*GIVEN MATERIAL*
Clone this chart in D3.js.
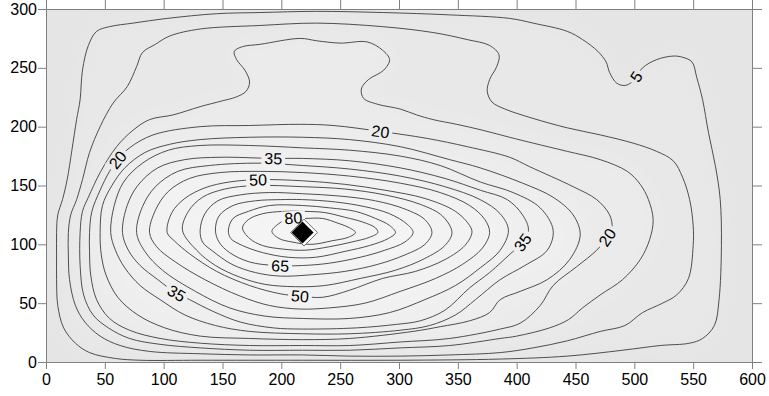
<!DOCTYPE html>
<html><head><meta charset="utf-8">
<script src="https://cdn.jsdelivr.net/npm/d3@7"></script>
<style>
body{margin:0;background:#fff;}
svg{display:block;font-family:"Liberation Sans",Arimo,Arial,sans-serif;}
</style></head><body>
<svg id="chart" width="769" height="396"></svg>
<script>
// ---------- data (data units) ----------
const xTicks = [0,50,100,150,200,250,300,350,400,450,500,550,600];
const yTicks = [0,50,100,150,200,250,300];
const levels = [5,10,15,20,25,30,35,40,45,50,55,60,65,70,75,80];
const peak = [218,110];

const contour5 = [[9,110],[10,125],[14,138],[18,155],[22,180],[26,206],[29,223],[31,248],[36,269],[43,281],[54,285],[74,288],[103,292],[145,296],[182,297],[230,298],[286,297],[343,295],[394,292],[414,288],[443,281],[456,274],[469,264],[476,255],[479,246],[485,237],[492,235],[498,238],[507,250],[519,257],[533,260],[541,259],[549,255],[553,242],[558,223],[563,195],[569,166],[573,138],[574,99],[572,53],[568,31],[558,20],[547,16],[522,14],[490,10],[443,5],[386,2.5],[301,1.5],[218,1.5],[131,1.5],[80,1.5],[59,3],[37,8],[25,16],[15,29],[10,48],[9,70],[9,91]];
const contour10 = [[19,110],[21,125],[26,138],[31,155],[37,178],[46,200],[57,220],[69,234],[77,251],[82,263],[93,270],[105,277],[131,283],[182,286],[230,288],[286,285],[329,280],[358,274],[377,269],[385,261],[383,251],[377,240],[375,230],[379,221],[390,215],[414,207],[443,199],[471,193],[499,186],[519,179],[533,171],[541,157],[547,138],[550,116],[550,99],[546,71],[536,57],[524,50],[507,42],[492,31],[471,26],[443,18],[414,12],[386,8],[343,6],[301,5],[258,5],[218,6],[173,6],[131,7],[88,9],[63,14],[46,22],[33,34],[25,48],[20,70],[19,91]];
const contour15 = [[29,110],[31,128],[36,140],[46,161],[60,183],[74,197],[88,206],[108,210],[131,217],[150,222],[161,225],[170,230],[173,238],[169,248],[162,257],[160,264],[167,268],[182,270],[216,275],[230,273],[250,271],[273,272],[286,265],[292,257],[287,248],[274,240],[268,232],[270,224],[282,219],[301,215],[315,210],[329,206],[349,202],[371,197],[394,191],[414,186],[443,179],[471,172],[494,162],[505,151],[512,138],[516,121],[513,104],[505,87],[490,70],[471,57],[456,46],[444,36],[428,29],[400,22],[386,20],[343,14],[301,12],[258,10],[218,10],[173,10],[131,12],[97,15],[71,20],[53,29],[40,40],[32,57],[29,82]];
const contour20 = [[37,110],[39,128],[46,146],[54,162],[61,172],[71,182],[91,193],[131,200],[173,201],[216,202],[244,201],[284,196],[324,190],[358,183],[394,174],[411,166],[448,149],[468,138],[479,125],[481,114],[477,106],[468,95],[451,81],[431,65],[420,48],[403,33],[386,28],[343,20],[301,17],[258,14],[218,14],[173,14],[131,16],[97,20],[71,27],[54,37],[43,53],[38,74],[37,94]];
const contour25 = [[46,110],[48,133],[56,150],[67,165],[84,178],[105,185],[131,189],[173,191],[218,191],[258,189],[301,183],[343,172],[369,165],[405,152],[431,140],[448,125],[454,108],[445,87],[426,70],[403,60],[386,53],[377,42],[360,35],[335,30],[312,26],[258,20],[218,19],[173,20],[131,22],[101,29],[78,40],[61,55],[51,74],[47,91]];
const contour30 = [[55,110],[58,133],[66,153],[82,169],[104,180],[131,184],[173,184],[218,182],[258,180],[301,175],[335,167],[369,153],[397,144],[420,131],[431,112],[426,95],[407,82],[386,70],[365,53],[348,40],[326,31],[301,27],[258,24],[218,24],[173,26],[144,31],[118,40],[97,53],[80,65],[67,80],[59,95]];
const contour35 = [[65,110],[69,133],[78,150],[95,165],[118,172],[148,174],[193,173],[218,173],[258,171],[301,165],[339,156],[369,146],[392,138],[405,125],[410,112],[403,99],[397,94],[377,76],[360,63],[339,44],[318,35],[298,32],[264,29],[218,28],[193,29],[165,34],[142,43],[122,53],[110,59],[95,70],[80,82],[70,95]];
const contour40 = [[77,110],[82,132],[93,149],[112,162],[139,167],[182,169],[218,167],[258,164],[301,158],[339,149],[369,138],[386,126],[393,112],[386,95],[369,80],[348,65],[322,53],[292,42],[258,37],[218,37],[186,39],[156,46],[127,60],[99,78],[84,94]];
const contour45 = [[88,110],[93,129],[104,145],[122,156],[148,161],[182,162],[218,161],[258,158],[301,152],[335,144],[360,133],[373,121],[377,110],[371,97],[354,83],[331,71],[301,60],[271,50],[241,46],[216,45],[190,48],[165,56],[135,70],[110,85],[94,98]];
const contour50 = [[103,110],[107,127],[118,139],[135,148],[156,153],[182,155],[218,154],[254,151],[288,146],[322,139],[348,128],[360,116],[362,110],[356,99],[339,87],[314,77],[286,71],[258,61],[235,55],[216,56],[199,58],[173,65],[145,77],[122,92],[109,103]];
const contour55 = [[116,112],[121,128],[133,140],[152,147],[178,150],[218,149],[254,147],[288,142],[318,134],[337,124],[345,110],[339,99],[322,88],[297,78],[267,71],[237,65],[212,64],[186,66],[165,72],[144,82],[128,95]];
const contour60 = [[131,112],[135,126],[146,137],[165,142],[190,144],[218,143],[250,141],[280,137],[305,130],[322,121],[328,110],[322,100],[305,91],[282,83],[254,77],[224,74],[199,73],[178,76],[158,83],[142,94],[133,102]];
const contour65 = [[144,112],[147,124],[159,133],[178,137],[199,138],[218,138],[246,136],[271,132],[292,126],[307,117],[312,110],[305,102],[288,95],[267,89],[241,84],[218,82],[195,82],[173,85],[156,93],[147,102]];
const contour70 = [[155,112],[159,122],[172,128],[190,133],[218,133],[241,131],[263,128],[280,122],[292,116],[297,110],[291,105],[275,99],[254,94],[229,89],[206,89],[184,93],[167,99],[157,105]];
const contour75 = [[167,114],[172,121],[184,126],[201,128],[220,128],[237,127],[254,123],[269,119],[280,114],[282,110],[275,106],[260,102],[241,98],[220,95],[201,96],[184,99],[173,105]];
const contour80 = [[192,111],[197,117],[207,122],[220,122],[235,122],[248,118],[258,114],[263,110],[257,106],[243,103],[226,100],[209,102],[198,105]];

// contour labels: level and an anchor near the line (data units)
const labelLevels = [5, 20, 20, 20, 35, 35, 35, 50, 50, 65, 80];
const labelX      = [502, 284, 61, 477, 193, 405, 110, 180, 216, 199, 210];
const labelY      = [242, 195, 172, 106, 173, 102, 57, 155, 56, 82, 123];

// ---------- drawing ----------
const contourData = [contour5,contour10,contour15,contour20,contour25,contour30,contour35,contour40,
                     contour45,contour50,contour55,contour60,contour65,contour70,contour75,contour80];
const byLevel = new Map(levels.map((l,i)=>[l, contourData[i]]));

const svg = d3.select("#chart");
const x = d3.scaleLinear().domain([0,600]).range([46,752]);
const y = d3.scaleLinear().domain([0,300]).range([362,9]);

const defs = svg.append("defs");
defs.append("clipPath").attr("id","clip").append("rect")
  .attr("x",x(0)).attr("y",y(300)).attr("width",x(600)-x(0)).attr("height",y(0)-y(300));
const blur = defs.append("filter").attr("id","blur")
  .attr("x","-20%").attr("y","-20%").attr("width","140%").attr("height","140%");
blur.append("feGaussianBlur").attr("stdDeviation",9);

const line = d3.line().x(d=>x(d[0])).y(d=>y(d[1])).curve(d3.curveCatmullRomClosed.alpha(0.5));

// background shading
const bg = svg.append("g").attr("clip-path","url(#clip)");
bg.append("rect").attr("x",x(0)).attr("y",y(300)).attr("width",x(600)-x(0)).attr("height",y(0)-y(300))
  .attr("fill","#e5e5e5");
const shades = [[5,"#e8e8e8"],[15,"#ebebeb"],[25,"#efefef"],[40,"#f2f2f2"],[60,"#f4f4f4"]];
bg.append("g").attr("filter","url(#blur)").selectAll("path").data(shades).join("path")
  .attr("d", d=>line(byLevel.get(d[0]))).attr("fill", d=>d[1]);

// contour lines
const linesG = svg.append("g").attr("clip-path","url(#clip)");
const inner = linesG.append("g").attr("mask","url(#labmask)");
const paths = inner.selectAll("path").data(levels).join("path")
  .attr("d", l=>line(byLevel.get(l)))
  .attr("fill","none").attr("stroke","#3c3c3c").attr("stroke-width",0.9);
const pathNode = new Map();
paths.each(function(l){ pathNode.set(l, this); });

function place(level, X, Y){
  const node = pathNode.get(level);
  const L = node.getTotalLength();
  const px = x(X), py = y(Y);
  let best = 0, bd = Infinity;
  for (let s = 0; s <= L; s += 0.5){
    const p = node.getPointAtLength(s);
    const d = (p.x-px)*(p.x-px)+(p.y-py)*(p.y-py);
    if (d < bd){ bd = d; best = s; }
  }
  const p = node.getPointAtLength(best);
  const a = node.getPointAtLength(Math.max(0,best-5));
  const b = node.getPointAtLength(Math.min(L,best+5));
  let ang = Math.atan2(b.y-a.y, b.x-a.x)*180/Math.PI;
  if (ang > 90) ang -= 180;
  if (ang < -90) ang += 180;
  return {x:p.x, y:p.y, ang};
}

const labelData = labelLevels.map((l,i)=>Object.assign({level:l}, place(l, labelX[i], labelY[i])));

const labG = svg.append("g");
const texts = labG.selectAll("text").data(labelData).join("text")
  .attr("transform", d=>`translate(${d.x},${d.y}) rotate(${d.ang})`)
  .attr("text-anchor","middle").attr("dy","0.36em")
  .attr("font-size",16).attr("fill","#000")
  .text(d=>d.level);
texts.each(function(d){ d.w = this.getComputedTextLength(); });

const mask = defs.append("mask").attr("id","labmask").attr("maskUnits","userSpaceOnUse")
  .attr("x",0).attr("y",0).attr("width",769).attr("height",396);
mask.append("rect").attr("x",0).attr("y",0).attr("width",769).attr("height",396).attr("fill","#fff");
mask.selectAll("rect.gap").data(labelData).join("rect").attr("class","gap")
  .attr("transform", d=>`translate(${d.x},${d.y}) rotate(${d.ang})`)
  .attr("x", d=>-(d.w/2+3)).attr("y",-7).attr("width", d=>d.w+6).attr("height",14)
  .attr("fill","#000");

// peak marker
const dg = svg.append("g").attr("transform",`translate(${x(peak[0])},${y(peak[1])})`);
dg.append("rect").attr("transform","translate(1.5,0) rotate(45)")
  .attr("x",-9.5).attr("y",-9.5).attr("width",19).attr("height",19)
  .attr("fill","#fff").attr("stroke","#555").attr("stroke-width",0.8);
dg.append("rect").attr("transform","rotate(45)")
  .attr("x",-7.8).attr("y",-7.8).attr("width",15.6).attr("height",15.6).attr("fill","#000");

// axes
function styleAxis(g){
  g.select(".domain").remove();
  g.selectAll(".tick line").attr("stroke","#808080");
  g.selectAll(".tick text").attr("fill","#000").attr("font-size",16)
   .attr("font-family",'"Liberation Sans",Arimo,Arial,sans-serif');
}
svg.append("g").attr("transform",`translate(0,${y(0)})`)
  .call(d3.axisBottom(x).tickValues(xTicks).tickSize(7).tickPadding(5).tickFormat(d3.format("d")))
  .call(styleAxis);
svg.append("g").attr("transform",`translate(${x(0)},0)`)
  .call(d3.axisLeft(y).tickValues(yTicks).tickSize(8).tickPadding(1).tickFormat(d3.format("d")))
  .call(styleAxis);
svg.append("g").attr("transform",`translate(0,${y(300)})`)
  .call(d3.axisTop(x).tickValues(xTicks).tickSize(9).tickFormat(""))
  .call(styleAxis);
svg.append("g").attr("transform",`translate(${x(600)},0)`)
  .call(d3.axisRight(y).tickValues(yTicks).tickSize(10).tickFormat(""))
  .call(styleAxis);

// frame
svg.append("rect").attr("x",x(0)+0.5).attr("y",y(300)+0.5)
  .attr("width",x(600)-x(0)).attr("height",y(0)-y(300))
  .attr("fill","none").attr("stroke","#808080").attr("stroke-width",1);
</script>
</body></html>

*TASK TO COMPLETE*
Write out nothing but the lines from the start of the data through the line with "const peak = [218,110];". Leave out the pictures.

*RESPONSE*
Clone this chart in D3.js.
<!DOCTYPE html>
<html><head><meta charset="utf-8">
<script src="https://cdn.jsdelivr.net/npm/d3@7"></script>
<style>
body{margin:0;background:#fff;}
svg{display:block;font-family:"Liberation Sans",Arimo,Arial,sans-serif;}
</style></head><body>
<svg id="chart" width="769" height="396"></svg>
<script>
// ---------- data (data units) ----------
const xTicks = [0,50,100,150,200,250,300,350,400,450,500,550,600];
const yTicks = [0,50,100,150,200,250,300];
const levels = [5,10,15,20,25,30,35,40,45,50,55,60,65,70,75,80];
const peak = [218,110];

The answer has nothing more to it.